Alongside the issue of whether US forces would remain or leave, there are recurring rumors that certain “yellow” elements want President Duterte to go via impeachment. Vice President Leni Robredo, as the highest elected and ranking Liberal Party official, laid the issue to rest saying there’s no such impeach-Duterte move being plotted by the spent force of former President Benigno S. Aquino III whose followers are known as the yellow horde.

How the impeach rumor started is beyond the ken of political observers. It is too early in the game, and one has to consider the President’s “supermajority” in the House of Representatives headed by Speaker Alvarez who support  Duterte. Any impeachment process starts in the House and is only forwarded to the Senate after deliberations of a House panel and then a three-fourths majority vote on the plenary floor.

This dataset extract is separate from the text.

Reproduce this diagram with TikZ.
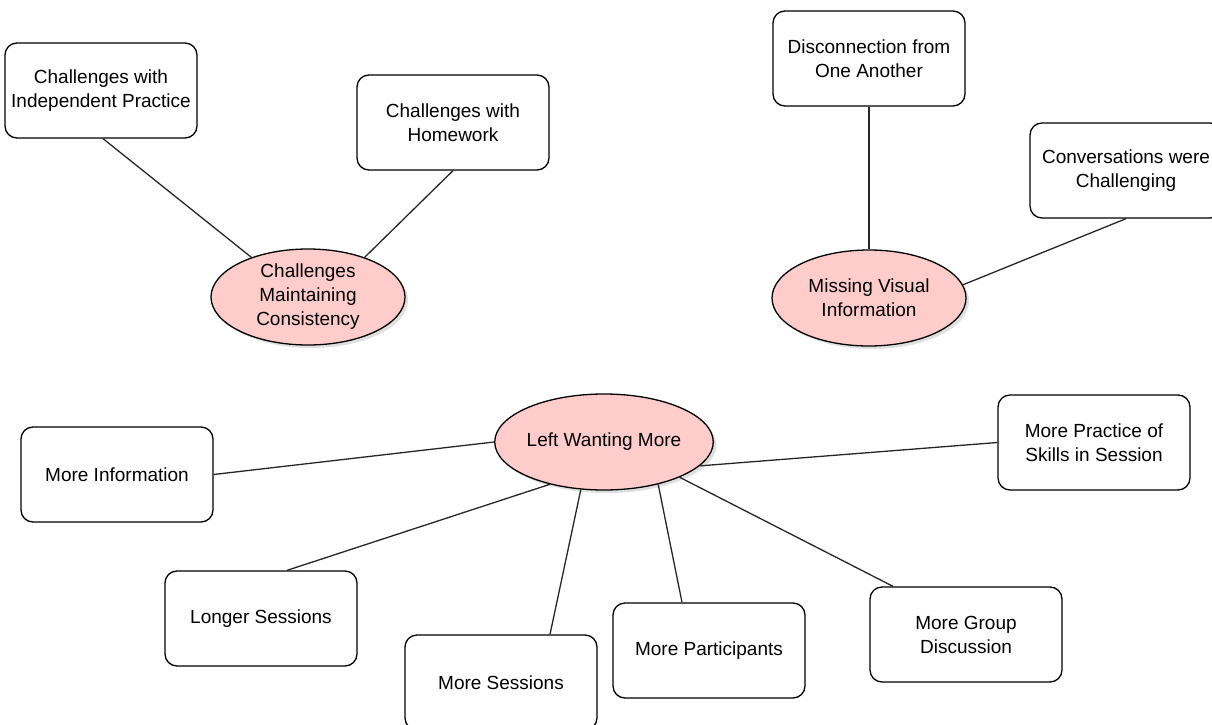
\documentclass[tikz,border=0pt]{standalone}
\usepackage{fontspec}
\setmainfont{Liberation Sans}
\usetikzlibrary{shapes.geometric,shadows}
\definecolor{themepink}{HTML}{FFCCCC}
\tikzset{
  topic/.style={ellipse, draw=black, line width=1.3pt, fill=themepink,
    minimum width=194pt, minimum height=96pt, inner sep=0pt, align=center,
    drop shadow={opacity=0.25, shadow xshift=3pt, shadow yshift=-3pt}},
  leaf/.style={rectangle, rounded corners=12pt, draw=black, line width=1.3pt,
    fill=white, minimum width=192pt, minimum height=95pt, inner sep=0pt, align=center},
  link/.style={line width=1.3pt, draw=black!85}
}
\begin{document}
\begin{tikzpicture}[x=1pt, y=-1pt, font=\fontsize{19}{24}\selectfont]
\useasboundingbox (0,0) rectangle (1212,725);
\clip (0,0) rectangle (1212,725);

% central topics
\node[topic] (cmc) at (308,297) {Challenges\\Maintaining\\Consistency};
\node[topic] (mvi) at (869,298) {Missing Visual\\Information};
\node[topic, minimum width=190pt] (lwm) at (604,442) {Left Wanting More};

% sub-themes
\node[leaf] (indep) at (101,90.5) {Challenges with\\Independent Practice};
\node[leaf] (hw) at (453,122.5) {Challenges with\\Homework};
\node[leaf] (disc) at (869,58.5) {Disconnection from\\One Another};
\node[leaf] (conv) at (1126,170.5) {Conversations were\\Challenging};
\node[leaf] (info) at (117,474.5) {More Information};
\node[leaf] (skills) at (1094,442.5) {More Practice of\\Skills in Session};
\node[leaf] (longer) at (261,618.5) {Longer Sessions};
\node[leaf] (sessions) at (501,682.5) {More Sessions};
\node[leaf] (part) at (709,650.5) {More Participants};
\node[leaf] (group) at (966,634.5) {More Group\\Discussion};

% connectors
\draw[link] ([xshift=2pt]indep.south) -- (cmc.145);
\draw[link] (hw.south) -- (cmc.35);
\draw[link] (disc.south) -- (mvi.north);
\draw[link] (conv.south) -- (mvi.8);
\draw[link] (info.east) -- (lwm.west);
\draw[link] (skills.west) -- (lwm.-14);
\draw[link] ([xshift=26pt]longer.north) -- (lwm.218);
\draw[link] ([xshift=49pt]sessions.north) -- (lwm.244);
\draw[link] ([xshift=-27pt]part.north) -- (lwm.-38);
\draw[link] ([xshift=-73pt]group.north) -- (lwm.-25);
\end{tikzpicture}
\end{document}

But for his occasional faux pax in the field of foreign policy and international relations, Duterte  is scoring points on the domestic front. Aside from the public support for the war on illegal drugs, the crime rate, according to the PNP, is down. Nine of the suspects in the deadly Davao night market bombing have been arrested after weeks of hard police intelligence work.

Overseas Filipino workers also welcomed the government’s policy to exempt them from paying travel tax if they are just returning to work for the same employers. This saves the OFWs the grief of having to secure exemptions and paying the tax repeatedly.